Thank you for your kind words, Jason! I'd love to hear what you're thinking about sometime.
, comment by JasonDG
JasonDG @askesis said:
@JasonDG said:
This was a really fun and insightful interview to read! Your willingness to be personable really comes through too. And I "allowing your students to see you as a person, not just as a professor" has me thinking about all kinds of things. Thanks for all your efforts!
Thank you for your kind words, Jason! I'd love to hear what you're thinking about sometime.
It humanizes the experience of teaching, allowing us to not live in preordained boxes. It would be great to connect with students in a personal rather than institutional level.
, comment by samgustin
samgustin Why do you teach Phish, as opposed to another band?

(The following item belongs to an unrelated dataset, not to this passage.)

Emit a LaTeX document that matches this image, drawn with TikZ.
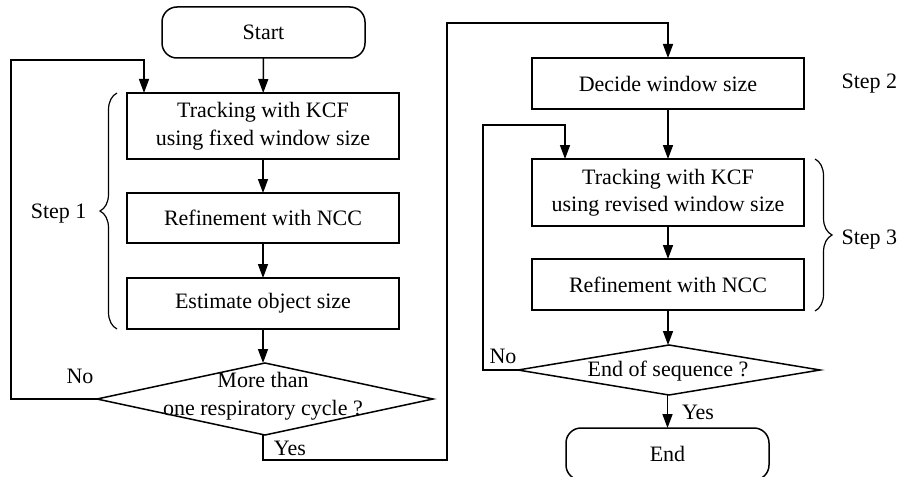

What do you hope your students will learn from this class?

What is your favorite (recent) version of Chalkdust Torture? And as a teacher, how do you feel about that song?
, comment by askesis
askesis Why do you teach Phish, as opposed to another band?
As I mentioned in my interview, I believe Phish and Philosophy have a symbiotic relationship. But perhaps more importantly, professors should teach what they are passionate about; I’m passionate about Phish. Someone else might teach Philosophy and Radiohead, or Philosophy and the Beatles. Or Philosophy and Hiking. That’s the great thing about philosophy; you can philosophize about any topic!

What do you hope your students will learn from this class?
The class is a standard Philosophy of Art and Music course, so the students will learn about how philosophers from ancient to contemporary times have thought about ideas such as beauty, emotion, the sublime, and community. With the addition of Phish listening assignments, I hope they learn to apply course conceptual tools to their experience of live music to provide greater meaning and significance to those experiences.

What is your favorite (recent) version of Chalkdust Torture? And as a teacher, how do you feel about that song?
The Baker’s Dozen Chalk Dust. I love the song; it holds me accountable to my students as a teacher. “Chalk dust without the torture” is my teaching motto, or at least, it’s my goal. I lecture as little as possible and incorporate active learning strategies into my classroom. My students go on field trips, conduct interviews, make art, analyze public spaces, host events, and other activities. Every time Phish plays the song and I sing the lyrics, I’m reminded what it’s like to be a student and it challenges me to be a more engaging teacher.